От жен декабристов Сашина мысль легко порхнула к Пушкину, и Саша вспомнил, как его личный романтический настрой однажды зашел настолько далеко, что он сразу после Литинститута чуть не женился на одной (совсем не в его вкусе) девушке, которая не вызывала в нем никаких эмоций. А не вызывала еще и потому что она была тщеславной и глупой, а уж это, – в сочетании с бесцветными глазками, круглым носиком, снабженным ноздрями, выставленными вперед, и напоминавшим поэтому свиной пятачок, а также улыбкой, способной только испугать в темном переулке, – давало ей лишь минимальные шансы на замужество. Но Саша всерьез собирался жениться на ней. И лишь потому (!), что у нее в семье хранился автограф Пушкина, и если бы он женился, то мог бы хоть каждый день брать в руки этот старый листок, смотреть на него и даже прикасаться к летящему завитку росписи.
Но чувство самосохранения, слава Богу, взяло верх тогда: Саша представил себе отчетливо, как он должен будет ежевечерне ложиться в постель с этой лягушкой, да еще ее и целовать, зная наперед, что она в царевну не превратится ни-ко-гда! А уж остальное делать! А как?! "Сердцу ведь не прикажешь", – сказал тогда себе Саша, имея в виду вовсе не сердце, а все, что находится у него в области паха. И не женился. А то и ее бы сделал несчастной, и себя. Автограф Пушкина был побежден отвращением к его владелице, но Саша тогда утешил себя тем, что сам Пушкин на его месте наверняка поступил бы точно так же.

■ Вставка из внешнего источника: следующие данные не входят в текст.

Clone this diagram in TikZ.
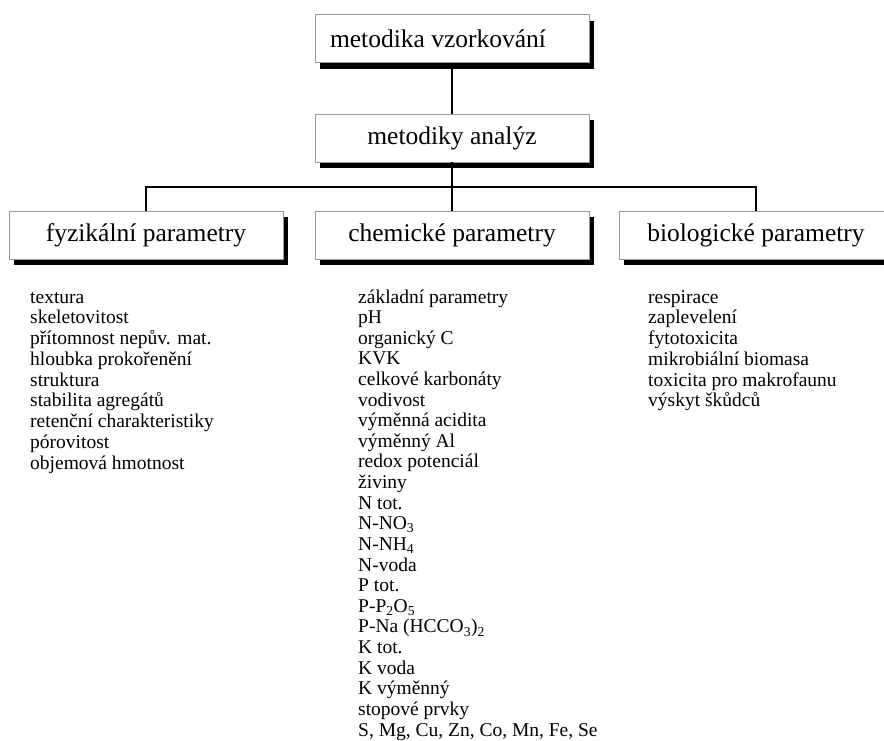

Далее Саша подумал о том, как глупо и быстро погиб Пушкин, о том как Булгарин сказал про него: "Корчил из себя Байрона и пропал, как заяц", потом о том, что и он сейчас в Ижевске едва не пропал, как заяц, и, хоть он и не Пушкин, но все равно, как заяц. А дальше перешел к философским размышлениям об эфемерности и беззащитности человеческой жизни, которая в наши дни потеряла всяческую ценность, и его, Сашину, жизнь мог легко отнять – что тот страшный мужик во дворе его дома, который пригрозил заточкой остановить его сердце, – что эти ублюдки, которые в случае чего пообещали закопать его в общей могиле с ижевскими бомжами. Что на надгробиях выгравировано? Такой-то, фамилия, имя, отчество. Внизу две даты – рождения и смерти. Между ними – маленькая черточка. Вот эта-то всего-навсего черточка – и есть наша жизнь. "Вся она умещается в черточку на надгробии, – с философским пессимизмом рассуждал Саша. – А у меня может не быть даже этого, ни имени, ни черточки не будет, если спортсмены решат все закончить своим пунктом № 4". Они, видите ли, решают – жить ему или не жить, и Саше больше не на кого надеяться, кроме, как на Викторию. Что ж, оставалось только ждать и верить в то, что она приедет первой.